The long life of the Grandmother Oak, a coast live oak considered to be the largest of its kind in Sonoma County, came to an end recently.

Located in the McCormick addition of Sugarloaf Ridge State Park, the oak was a destination for many hikers over the years, who were greeted by a tree of impressive proportions.

“Since the McCormick addition has been part of Sugarloaf, the tree was the most popular destination in that section of the park, with many hikers seeking the tree for its beauty and the solitude of its location,” said John Roney, Sugarloaf park manager.

It’s guessed that the Grandmother Oak toppled over in late October or early November in a windstorm.

Bill Myers and Dave Chalk, leaders of Bill & Dave Hikes, said that for over 20 years, they would take their hikers to the tree, often on the way to a lunch spot, taking in stunning views and sweeping vistas.

The tree was located majestically on a ridge atop a steep hill.

While it’s hard to say exactly how old the tree was, it’s possible it was 400-years-old or older.

Myers said he’s often heard from locals that, “Oak trees live for 200 years and then die slowly for 200 years.”

Periodically, Myers said his hikers would notice that a large branch had come down.

“We’d say, ‘Yeah, she’s getting pretty old.’ ”

Breck Parkman, retired California Senior State Parks Archaeologist, said that while the Grandmother Oak will be missed, it represents a new habitat for the many oaks it has “sired,” as well as other life forms who will seek shelter and food in the tree’s decaying remains.

“This grand old tree’s death is an important part of the cycle of life,” said Parkman. “Life will go on without her and because of her.”

The McCormick Addition to Sugarloaf exists thanks to the Perry family, which sold over 1,000 acres of their McCormick Ranch to Sonoma Ag + Open Space in the mid-1990s.

According to Sugarloaf’s Roney, Sandra Learned Perry and her family created an environmental education organization, Acorn Soupe, which took children to the ranch, always making sure to visit the Grandmother Oak.

Sonoma County-based LandPaths, an environmental stewardship non-profit, regularly brought school classes up to the tree and engaged in an activity that involved students encircling the tree while holding hands.
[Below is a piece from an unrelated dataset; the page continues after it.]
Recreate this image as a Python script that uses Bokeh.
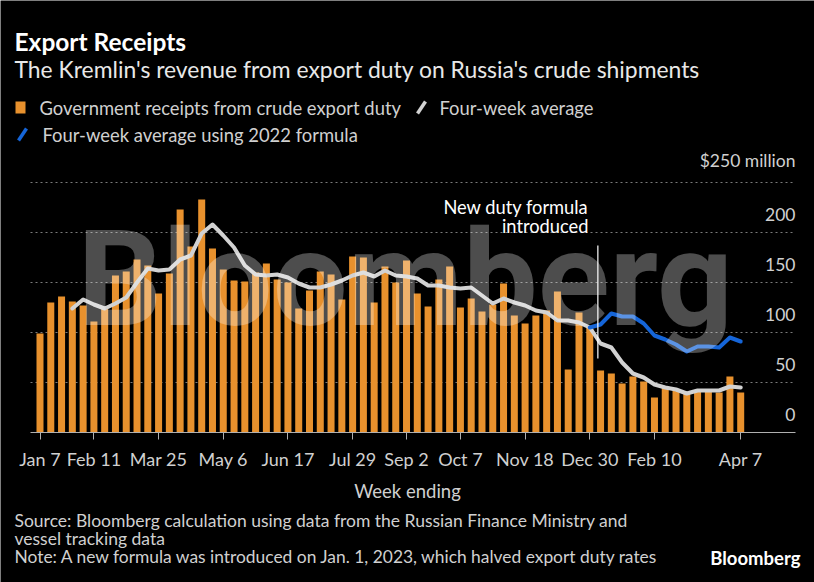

It would usually take eight or nine students to close the circle around the massive Grandmother Oak.

The Grandmother Oak even inspired poetry, a testament to its impact and influence on mere mortals.

Tim Bacon, a frequent Bill & Dave hiker penned this:

Grandmother Oak

Once there were people who

worshipped oak trees, saw them as deities.
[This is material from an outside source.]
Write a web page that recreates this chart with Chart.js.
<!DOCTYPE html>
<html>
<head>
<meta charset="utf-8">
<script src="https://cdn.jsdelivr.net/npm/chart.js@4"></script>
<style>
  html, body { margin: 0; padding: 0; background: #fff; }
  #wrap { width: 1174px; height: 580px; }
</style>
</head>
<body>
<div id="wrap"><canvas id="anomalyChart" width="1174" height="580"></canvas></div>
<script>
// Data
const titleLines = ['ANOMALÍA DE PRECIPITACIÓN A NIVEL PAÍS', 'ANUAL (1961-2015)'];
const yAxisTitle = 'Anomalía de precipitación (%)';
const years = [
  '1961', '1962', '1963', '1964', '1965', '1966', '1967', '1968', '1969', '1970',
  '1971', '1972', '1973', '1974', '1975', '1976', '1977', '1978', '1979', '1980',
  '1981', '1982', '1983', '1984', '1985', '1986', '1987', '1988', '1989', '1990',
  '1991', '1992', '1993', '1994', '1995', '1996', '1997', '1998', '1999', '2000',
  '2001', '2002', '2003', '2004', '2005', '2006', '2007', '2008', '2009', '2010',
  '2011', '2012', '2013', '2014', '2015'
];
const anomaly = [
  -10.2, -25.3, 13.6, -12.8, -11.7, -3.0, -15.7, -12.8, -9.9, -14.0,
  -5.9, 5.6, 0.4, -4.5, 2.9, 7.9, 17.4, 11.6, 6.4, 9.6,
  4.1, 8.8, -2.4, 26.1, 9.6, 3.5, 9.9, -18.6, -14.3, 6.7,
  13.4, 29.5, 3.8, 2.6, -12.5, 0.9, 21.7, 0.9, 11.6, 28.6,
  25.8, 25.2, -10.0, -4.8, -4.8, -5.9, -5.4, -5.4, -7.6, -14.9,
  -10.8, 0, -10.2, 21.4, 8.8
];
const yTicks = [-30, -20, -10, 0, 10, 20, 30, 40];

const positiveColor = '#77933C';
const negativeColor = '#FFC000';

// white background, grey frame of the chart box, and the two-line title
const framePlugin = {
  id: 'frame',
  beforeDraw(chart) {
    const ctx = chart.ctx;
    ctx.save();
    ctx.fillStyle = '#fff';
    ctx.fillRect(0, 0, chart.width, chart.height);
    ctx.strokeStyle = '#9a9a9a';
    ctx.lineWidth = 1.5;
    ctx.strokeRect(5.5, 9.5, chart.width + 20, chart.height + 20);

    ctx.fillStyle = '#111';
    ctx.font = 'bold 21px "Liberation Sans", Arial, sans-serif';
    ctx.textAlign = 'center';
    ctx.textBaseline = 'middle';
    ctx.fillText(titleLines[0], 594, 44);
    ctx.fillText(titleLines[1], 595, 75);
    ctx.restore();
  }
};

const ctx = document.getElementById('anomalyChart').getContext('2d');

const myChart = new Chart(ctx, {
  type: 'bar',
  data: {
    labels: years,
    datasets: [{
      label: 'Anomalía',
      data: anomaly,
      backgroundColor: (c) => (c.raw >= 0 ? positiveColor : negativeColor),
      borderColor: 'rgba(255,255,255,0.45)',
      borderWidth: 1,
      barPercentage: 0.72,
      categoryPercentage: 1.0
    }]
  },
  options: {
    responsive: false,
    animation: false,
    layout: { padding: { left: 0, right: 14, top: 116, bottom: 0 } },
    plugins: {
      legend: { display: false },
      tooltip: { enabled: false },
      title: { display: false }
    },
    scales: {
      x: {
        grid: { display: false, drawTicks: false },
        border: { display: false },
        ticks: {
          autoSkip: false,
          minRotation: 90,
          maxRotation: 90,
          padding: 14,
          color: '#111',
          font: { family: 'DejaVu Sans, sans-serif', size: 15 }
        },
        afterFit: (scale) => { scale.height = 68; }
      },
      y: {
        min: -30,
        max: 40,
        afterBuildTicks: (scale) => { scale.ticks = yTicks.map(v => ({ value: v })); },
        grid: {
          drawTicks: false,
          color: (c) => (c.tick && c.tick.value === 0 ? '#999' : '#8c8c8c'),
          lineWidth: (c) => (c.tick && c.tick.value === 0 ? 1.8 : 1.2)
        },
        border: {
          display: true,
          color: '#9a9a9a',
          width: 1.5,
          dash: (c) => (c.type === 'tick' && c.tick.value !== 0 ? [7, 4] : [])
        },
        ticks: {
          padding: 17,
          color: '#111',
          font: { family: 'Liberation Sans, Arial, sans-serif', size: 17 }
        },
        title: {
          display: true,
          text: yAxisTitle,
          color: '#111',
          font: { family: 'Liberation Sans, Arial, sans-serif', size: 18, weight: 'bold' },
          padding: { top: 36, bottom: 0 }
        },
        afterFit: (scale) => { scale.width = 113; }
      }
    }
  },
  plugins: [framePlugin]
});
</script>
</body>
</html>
Set fires to protect them from fir trees

before those shadow casting demons could dwarf them.

Tribes who moved to the rhythms of blossomings

and harvests of solar sired fruits which when

ground up became the bones and sinew of their being.
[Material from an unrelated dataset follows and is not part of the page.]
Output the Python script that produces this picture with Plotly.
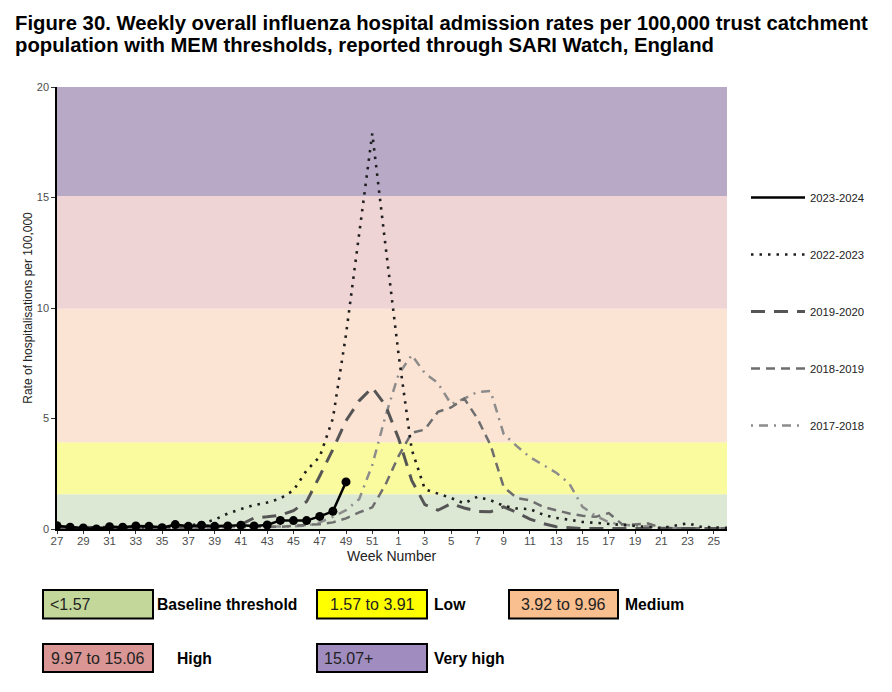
import plotly.graph_objects as go

# --- DATA ---
WEEKS = [str(w) for w in list(range(27, 53)) + list(range(1, 27))]
TICK_WEEKS = WEEKS[::2]

S_2023_24 = [0.15, 0.08, 0.05, 0.0, 0.1, 0.08, 0.14, 0.12, 0.06, 0.2, 0.12, 0.17,
             0.12, 0.14, 0.17, 0.14, 0.18, 0.39, 0.38, 0.38, 0.57, 0.8, 2.13]

S_2022_23 = [0.08, 0.06, 0.05, 0.05, 0.06, 0.05, 0.06, 0.07, 0.08, 0.1, 0.15, 0.25,
             0.42, 0.7, 0.9, 1.08, 1.2, 1.38, 1.75, 2.65, 3.27, 5.0, 8.8, 13.3, 17.9, 12.85,
             7.9, 3.6, 1.8, 1.6, 1.4, 1.16, 1.46, 1.3, 1.05, 0.93, 0.9, 0.65, 0.5,
             0.42, 0.32, 0.28, 0.23, 0.17, 0.15, 0.08, 0.04, 0.15, 0.26, 0.1, 0.07, 0.05]

S_2019_20 = [0.1, 0.08, 0.08, 0.07, 0.08, 0.07, 0.08, 0.09, 0.08, 0.1, 0.1, 0.11,
             0.12, 0.14, 0.2, 0.5, 0.55, 0.62, 0.83, 1.24, 2.4, 3.6, 4.9, 5.8, 6.4, 5.6,
             4.1, 2.2, 1.1, 0.85, 1.15, 0.95, 0.8, 0.78, 1.0, 0.75, 0.45, 0.25, 0.1,
             0.05, 0.02, 0.02, 0.02, 0.02, 0.02, 0.02, 0.02, 0.02, 0.02, 0.02, 0.02, 0.02]

S_2018_19 = [0.05, 0.05, 0.04, 0.04, 0.05, 0.04, 0.05, 0.05, 0.05, 0.06, 0.06, 0.07,
             0.07, 0.08, 0.08, 0.09, 0.09, 0.1, 0.15, 0.18, 0.22, 0.3, 0.48, 0.75, 0.98, 2.0,
             3.3, 4.35, 4.5, 5.3, 5.5, 5.9, 5.0, 3.8, 1.9, 1.4, 1.3, 1.0, 0.85,
             0.7, 0.6, 0.55, 0.72, 0.22, 0.2, 0.25, 0.05, 0.03, 0.03, 0.03, 0.03, 0.03]

S_2017_18 = [0.06, 0.05, 0.05, 0.05, 0.05, 0.05, 0.05, 0.06, 0.06, 0.06, 0.07, 0.07,
             0.08, 0.08, 0.09, 0.09, 0.1, 0.1, 0.12, 0.15, 0.3, 0.55, 0.85, 1.35, 2.9, 5.1,
             7.0, 7.87, 7.05, 6.6, 5.65, 5.9, 6.2, 6.25, 4.3, 3.75, 3.25, 2.9, 2.55,
             2.05, 1.0, 0.6, 0.3, 0.2, 0.15, 0.1, 0.05, 0.03, 0.03, 0.03, 0.03, 0.03]

# MEM thresholds (band edges) and band colours
BAND_EDGES = [0, 1.57, 3.92, 9.97, 15.07, 20]
BAND_COLORS = ["#dce8d4", "#fafa9e", "#fce4d4", "#efd4d6", "#b8aac7"]

KEY_TEXT = ["<1.57", "1.57 to 3.91", "3.92 to 9.96", "9.97 to 15.06", "15.07+"]
KEY_LABELS = ["Baseline threshold", "Low", "Medium", "High", "Very high"]
KEY_COLORS = ["#c4d79b", "#ffff00", "#fabf8f", "#da9694", "#a08cbf"]

# --- LAYOUT GEOMETRY (page pixels; the page body adds an 8px offset) ---
OFF = 8
W, H = 892 - OFF, 692 - OFF
ML, MT = 57 - OFF, 87 - OFF
PW, PH = 670, 442
MR, MB = W - ML - PW, H - MT - PH


def px_x(px):
    return (px - OFF - ML) / PW


def px_y(py):
    return (MT + PH - (py - OFF)) / PH


FONT = "Liberation Sans, Arial, sans-serif"

fig = go.Figure()

series = [
    ("2017-2018", S_2017_18, 5, dict(color="#8c8c8c", width=2.5, dash="2px,6px,9px,6px")),
    ("2018-2019", S_2018_19, 4, dict(color="#6e6e6e", width=2.5, dash="9px,6px")),
    ("2019-2020", S_2019_20, 3, dict(color="#555555", width=3, dash="14px,9px")),
    ("2022-2023", S_2022_23, 2, dict(color="#1e1e1e", width=2.6, dash="2.5px,6px")),
]
for name, vals, rank, line in series:
    fig.add_trace(go.Scatter(x=WEEKS[:len(vals)], y=vals, mode="lines", name=name,
                             line=line, legendgroup=name, legendrank=rank))

# current season: line carries the legend entry, markers drawn on top without one
fig.add_trace(go.Scatter(x=WEEKS[:len(S_2023_24)], y=S_2023_24, mode="lines",
                         name="2023-2024", legendgroup="2023-2024", legendrank=1,
                         line=dict(color="black", width=2.5)))
fig.add_trace(go.Scatter(x=WEEKS[:len(S_2023_24)], y=S_2023_24, mode="markers",
                         name="2023-2024", legendgroup="2023-2024", showlegend=False,
                         marker=dict(color="black", size=9)))

# threshold bands
for i, col in enumerate(BAND_COLORS):
    fig.add_shape(type="rect", xref="x domain", yref="y", x0=0, x1=1,
                  y0=BAND_EDGES[i], y1=BAND_EDGES[i + 1],
                  fillcolor=col, line_width=0, layer="below")

# title
fig.add_annotation(text="Figure 30. Weekly overall influenza hospital admission rates per 100,000 trust catchment",
                   xref="paper", yref="paper", x=px_x(13), y=px_y(23), xanchor="left", yanchor="middle",
                   showarrow=False, font=dict(family=FONT, size=20.3, color="black", weight="bold"))
fig.add_annotation(text="population with MEM thresholds, reported through SARI Watch, England",
                   xref="paper", yref="paper", x=px_x(13), y=px_y(45.5), xanchor="left", yanchor="middle",
                   showarrow=False, font=dict(family=FONT, size=20.3, color="black", weight="bold"))

# x axis title placed close under the tick labels
fig.add_annotation(text="Week Number", xref="paper", yref="paper", x=0.5, y=px_y(556),
                   xanchor="center", yanchor="middle", showarrow=False,
                   font=dict(family=FONT, size=14, color="#222222"))

# colour key boxes under the chart
key_pos = [  # (x0, x1, y0, y1, label_x, text_align)
    (43, 153, 590, 618.5, 155, "left"),
    (317, 427, 590, 618.5, 432, "center"),
    (509, 618, 590, 618.5, 623, "center"),
    (43, 153, 644, 672, 175, "center"),
    (317, 427, 644, 672, 432, "left"),
]
for (x0, x1, y0, y1, lx, align), txt, lab, col in zip(key_pos, KEY_TEXT, KEY_LABELS, KEY_COLORS):
    fig.add_shape(type="rect", xref="paper", yref="paper",
                  x0=px_x(x0), x1=px_x(x1), y0=px_y(y0), y1=px_y(y1),
                  fillcolor=col, line=dict(color="black", width=2))
    if align == "left":
        tx, anchor = px_x(x0 + 5), "left"
    else:
        tx, anchor = px_x((x0 + x1) / 2), "center"
    fig.add_annotation(text=txt, xref="paper", yref="paper", x=tx, y=px_y((y0 + y1) / 2),
                       xanchor=anchor, yanchor="middle", showarrow=False,
                       font=dict(family=FONT, size=16, color="#222222"))
    fig.add_annotation(text=lab, xref="paper", yref="paper", x=px_x(lx), y=px_y((y0 + y1) / 2),
                       xanchor="left", yanchor="middle", showarrow=False,
                       font=dict(family=FONT, size=15.7, color="black", weight="bold"))

fig.update_layout(
    width=W, height=H, autosize=False,
    margin=dict(l=ML, r=MR, t=MT, b=MB),
    paper_bgcolor="white", plot_bgcolor="white",
    font=dict(family=FONT, size=11, color="#333333"),
    showlegend=True,
    legend=dict(x=px_x(746), y=px_y(183), xanchor="left", yanchor="top",
                traceorder="grouped", tracegroupgap=38, itemwidth=54,
                font=dict(family=FONT, size=11.3, color="#222222"), bgcolor="rgba(0,0,0,0)"),
)
fig.update_xaxes(type="category", categoryorder="array", categoryarray=WEEKS,
                 range=[0, 51], tickvals=TICK_WEEKS, ticktext=TICK_WEEKS,
                 showgrid=False, zeroline=False, showline=True, linecolor="black", linewidth=1.5,
                 ticks="outside", ticklen=3, tickcolor="#333333", ticklabelstandoff=-3,
                 tickfont=dict(family=FONT, size=11.5, color="#4d4d4d"))
fig.update_yaxes(range=[0, 20], tickvals=[0, 5, 10, 15, 20],
                 showgrid=False, zeroline=False, showline=True, linecolor="black", linewidth=1.5,
                 ticks="outside", ticklen=4, tickcolor="#333333",
                 tickfont=dict(family=FONT, size=11, color="#4d4d4d"),
                 title=dict(text="Rate of hospitalisations per 100,000", standoff=2,
                            font=dict(family=FONT, size=12, color="#222222")))

fig.write_html("out.html")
They knew to whom their lives truly belonged.

We don’t eat acorns, aren’t dependent on them for survival.

Yet we come this way in humble reverence because

we can sense the power that resided here,

feel the strength in the massive trunk that remains,

even as we see the snapped off limbs

moldering in the soil that birthed them,

observe the holes bored into bark by creatures

that thrive on this magnificent flesh

or prey on those who do.

We who suffer our own not so gradual decay

can find inspiration in the green that emerges

from those branches still fired by the sun

discover that even in decline there persists the

opportunity to show our grandeur

to remind ourselves and others

as this tree instructs us today:

it is not what we have lost

but what endures that makes us divine.